P.S. I have an appointment with Dr. W on Tuesday to talk treatment. I was hoping for this week, but no such luck.

Tuesday, November 1, 2011

London Life rocks

Almost nine years ago, I started working for an amazing company, with unbelievably generous people. In early December 2002, I joined London Life's communications department on a one-year contract and I haven't looked back since.

I've always said, it's the people who make or break an organization. Well, those at London Life are the cream of the crop. I've never felt more supported or loved than by my colleagues (aka friends) at this company. When I went into the hospital a month ago, my wonderful friends started asking how they could help me and my family. I was visited by several of them while in the hopsital and food started arriving at my doorstep from the time I arrived home.

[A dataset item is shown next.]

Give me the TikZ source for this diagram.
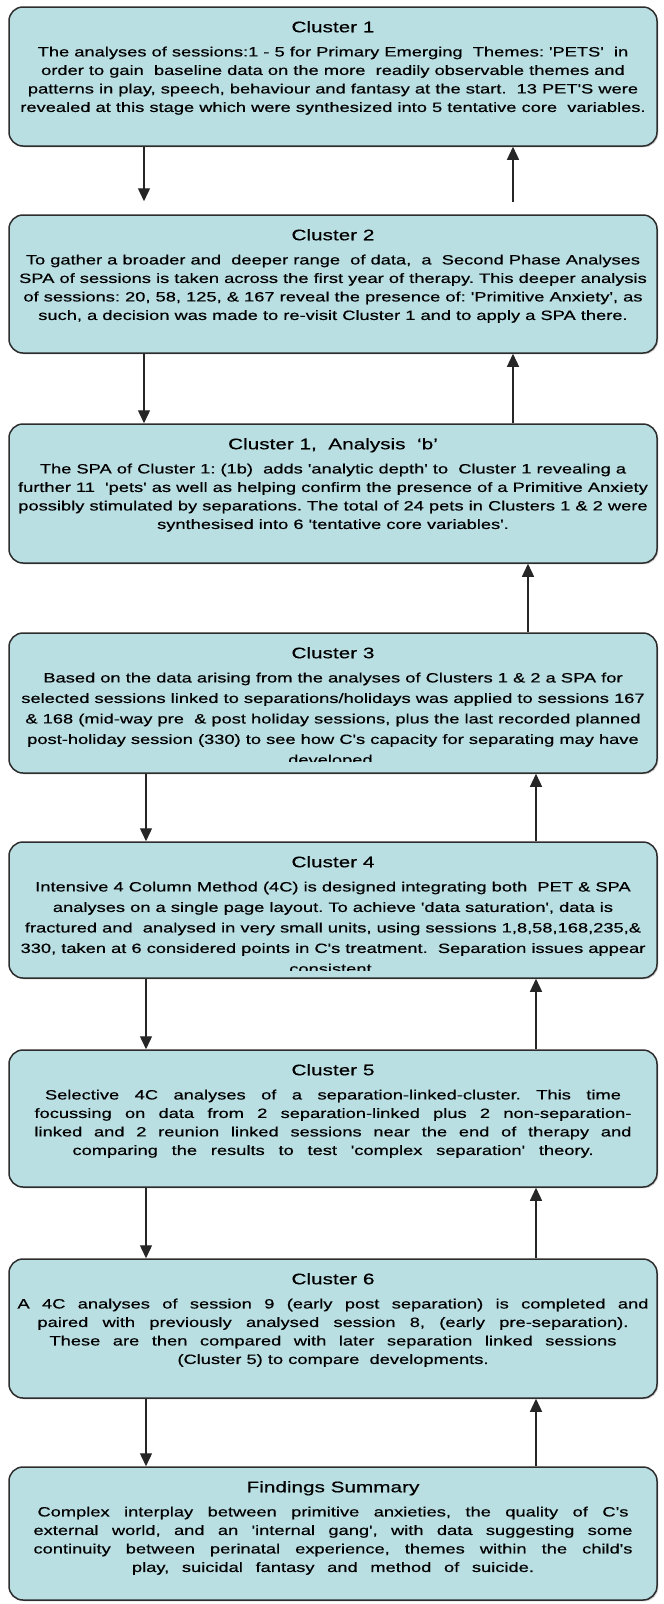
\documentclass[tikz,border=0pt]{standalone}
\usepackage{fontspec}
\setmainfont{Liberation Sans}[FakeStretch=1.355,FakeBold=0.5,Ligatures=TeXOff]
\usetikzlibrary{arrows.meta,shadows}
\definecolor{boxfill}{RGB}{186,223,227}
\definecolor{boxline}{RGB}{45,45,45}
\newcommand\bodyfont{\fontsize{13.5pt}{18.5pt}\selectfont}
\newcommand\bodyfontb{\fontsize{13.5pt}{20.5pt}\selectfont}
\newcommand\titlefont{\fontsize{15.3pt}{18pt}\selectfont}
\newcommand\jline[2]{\makebox[#1][s]{#2}}
\frenchspacing
\begin{document}
\begin{tikzpicture}[x=1pt,y=-1pt,
  box/.style={draw=boxline, line width=1.5pt, fill=boxfill, rounded corners=14pt,
    minimum width=648pt, inner sep=0pt,
    drop shadow={shadow xshift=1.3pt, shadow yshift=-1.3pt, fill=black!35}},
  ttl/.style={font=\titlefont, anchor=base, inner sep=0pt},
  body/.style={font=\bodyfont, align=center, anchor=north, inner sep=0pt},
  arr/.style={draw=black!85, line width=1.3pt, -{Triangle[width=12pt,length=13pt]}}]
\fill[white] (0,0) rectangle (664,1604);
\useasboundingbox (0,0) rectangle (664,1604);

\coordinate (xL) at (144,0);
\coordinate (xM) at (146,0);
\coordinate (xR1) at (513,0);
\coordinate (xR2) at (528,0);
\coordinate (xR3) at (536,0);

% boxes
\node[box, minimum height=139pt] (b1) at (333,76.5) {};
\node[box, minimum height=138pt] (b2) at (333,284) {};
\node[box, minimum height=139pt] (b3) at (333,493.5) {};
\node[box, minimum height=140pt] (b4) at (333,703) {};
\node[box, minimum height=136pt] (b5) at (333,910) {};
\node[box, minimum height=137pt] (b6) at (333,1118.5) {};
\node[box, minimum height=139pt] (b7) at (333,1328.5) {};
\node[box, minimum height=133pt] (b8) at (333,1533.5) {};

% Cluster 1
\node[ttl] (t1) at ([yshift=-26pt]b1.north) {Cluster 1};
\node[body] (d1) at ([yshift=-40pt]b1.north) {\rule{0pt}{10pt}The analyses of sessions:1 - 5 for Primary Emerging\ \ Themes: 'PETS'\ \ in\\
order to gain\ \ baseline data on the more\ \ readily observable themes and\\
patterns in play, speech, behaviour and fantasy at the start.\ \ 13 PET'S were\\
revealed at this stage which were synthesized into 5 tentative core\ \ variables.};

% Cluster 2
\node[ttl] (t2) at ([yshift=-26pt]b2.north) {Cluster 2};
\node[body] (d2) at ([yshift=-40pt]b2.north) {\rule{0pt}{10pt}To gather a broader and\ \ deeper range\ \ of data,\ \ a\ \ Second Phase Analyses\\
SPA of sessions is taken across the first year of therapy. This deeper analysis\\
of sessions: 20, 58, 125, \& 167 reveal the presence of: 'Primitive Anxiety', as\\
such, a decision was made to re-visit Cluster 1 and to apply a SPA there.};

% Cluster 1 b
\node[ttl] (t3) at ([yshift=-26pt]b3.north) {Cluster 1,\ \ Analysis\ \ ‘b’};
\node[body] (d3) at ([yshift=-40pt]b3.north) {\rule{0pt}{10pt}The SPA of Cluster 1: (1b)\ \ adds 'analytic depth' to\ \ Cluster 1 revealing a\\
further 11\ \ 'pets' as well as helping confirm the presence of a Primitive Anxiety\\
possibly stimulated by separations. The total of 24 pets in Clusters 1 \& 2 were\\
synthesised into 6 'tentative core variables'.};

% Cluster 3
\node[ttl] (t4) at ([yshift=-26pt]b4.north) {Cluster 3};
\begin{scope}
\clip ([yshift=12.5pt]b4.south west) rectangle (b4.north east);
\node[body, font=\bodyfontb] (d4) at ([yshift=-40pt]b4.north) {\rule{0pt}{10pt}Based on the data arising from the analyses of Clusters 1 \& 2 a SPA for\\
selected sessions linked to separations/holidays was applied to sessions 167\\
\& 168 (mid-way pre\ \ \& post holiday sessions, plus the last recorded planned\\
post-holiday session (330) to see how C's capacity for separating may have\\
developed.};
\end{scope}

% Cluster 4
\node[ttl] (t5) at ([yshift=-26pt]b5.north) {Cluster 4};
\begin{scope}
\clip ([yshift=8.5pt]b5.south west) rectangle (b5.north east);
\node[body, font=\bodyfontb] (d5) at ([yshift=-40pt]b5.north) {\rule{0pt}{10pt}Intensive 4 Column Method (4C) is designed integrating both\ \ PET \& SPA\\
analyses on a single page layout. To achieve 'data saturation', data is\\
fractured and\ \ analysed in very small units, using sessions 1,8,58,168,235,\&\\
330, taken at 6 considered points in C's treatment.\ \ Separation issues appear\\
consistent.};
\end{scope}

% Cluster 5
\node[ttl] (t6) at ([yshift=-26pt]b6.north) {Cluster 5};
\node[body] (d6) at ([yshift=-40pt]b6.north) {\rule{0pt}{10pt}\jline{576pt}{Selective 4C analyses of a separation-linked-cluster. This time}\\
\jline{597pt}{focussing on data from 2 separation-linked plus 2 non-separation-}\\
\jline{597pt}{linked and 2 reunion linked sessions near the end of therapy and}\\
\jline{521pt}{comparing the results to test 'complex separation' theory.}};

% Cluster 6
\node[ttl] (t7) at ([yshift=-26pt]b7.north) {Cluster 6};
\node[body] (d7) at ([yshift=-40pt]b7.north) {\rule{0pt}{10pt}\jline{631pt}{A 4C analyses of session 9 (early post separation) is completed and}\\
\jline{591pt}{paired with previously analysed session 8, (early pre-separation).}\\
\jline{567pt}{These are then compared with later separation linked sessions}\\
(Cluster 5) to compare\ \ developments.};

% Findings
\node[ttl] (t8) at ([yshift=-26pt]b8.north) {Findings Summary};
\node[body] (d8) at ([yshift=-40pt]b8.north) {\rule{0pt}{10pt}\jline{591pt}{Complex interplay between primitive anxieties, the quality of C’s}\\
\jline{599pt}{external world, and an 'internal gang', with data suggesting some}\\
\jline{599pt}{continuity between perinatal experience, themes within the child's}\\
\jline{402pt}{play, suicidal fantasy and method of suicide.}};

% connectors
\draw[arr, shorten >=13pt] (b1.south -| xL) -- (b2.north -| xL);
\draw[arr, shorten <=12pt] (b2.north -| xR1) -- (b1.south -| xR1);
\draw[arr] (b2.south -| xL) -- (b3.north -| xL);
\draw[arr] (b3.north -| xR1) -- (b2.south -| xR1);
\draw[arr] (b4.north -| xR2) -- (b3.south -| xR2);
\draw[arr] (b4.south -| xM) -- (b5.north -| xM);
\draw[arr] (b5.north -| xR3) -- (b4.south -| xR3);
\draw[arr] (b5.south -| xM) -- (b6.north -| xM);
\draw[arr] (b6.north -| xR3) -- (b5.south -| xR3);
\draw[arr] (b6.south -| xM) -- (b7.north -| xM);
\draw[arr] (b7.north -| xR3) -- (b6.south -| xR3);
\draw[arr] (b7.south -| xM) -- (b8.north -| xM);
\draw[arr] (b8.north -| xR3) -- (b7.south -| xR3);
\end{tikzpicture}
\end{document}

These same friends also started Team Tina to participate in the Run for Ovarian Cancer when I was diagnosed in 2009. Many of them participate and raise funds for ovarian cancer research every year, and for that I'm very thankful. This event raises money for ovarian cancer research in London; work that may lead to a discovery to help me in my fight.

London Life, the organization has also been wonderfully supportive during my journey as well. It matches the funds raised by Team Tina, up to $6,000, each year, which gives the diligent researchers even more funds to support their work. In addition, the organization supports me financially through disability benefits while I take time off to fight this stupid disease. I'm lucky to belong to the London Life family.

I went into work yesterday to clean out my cube. I won't be using it for the next six months or so, and space is in high demand. While I was there, many stopped to say hi, give me a hug, ask me if I needed help and wish me well with my treatment. I loved seeing all the friendly, supportive faces. (And apparently, I look much better than I did before I went off. Apparently, I wasn't looking so good.)

Throughout my journey with cancer, my work friends have showered me with food, gifts, love, friendship, hugs and support. At times it's overwhelming how generous people are because I know I can never say thank you enough or repay the generosity. I marvel once again at how lucky I am to have such wonderful people in my life. I'm truly blessed.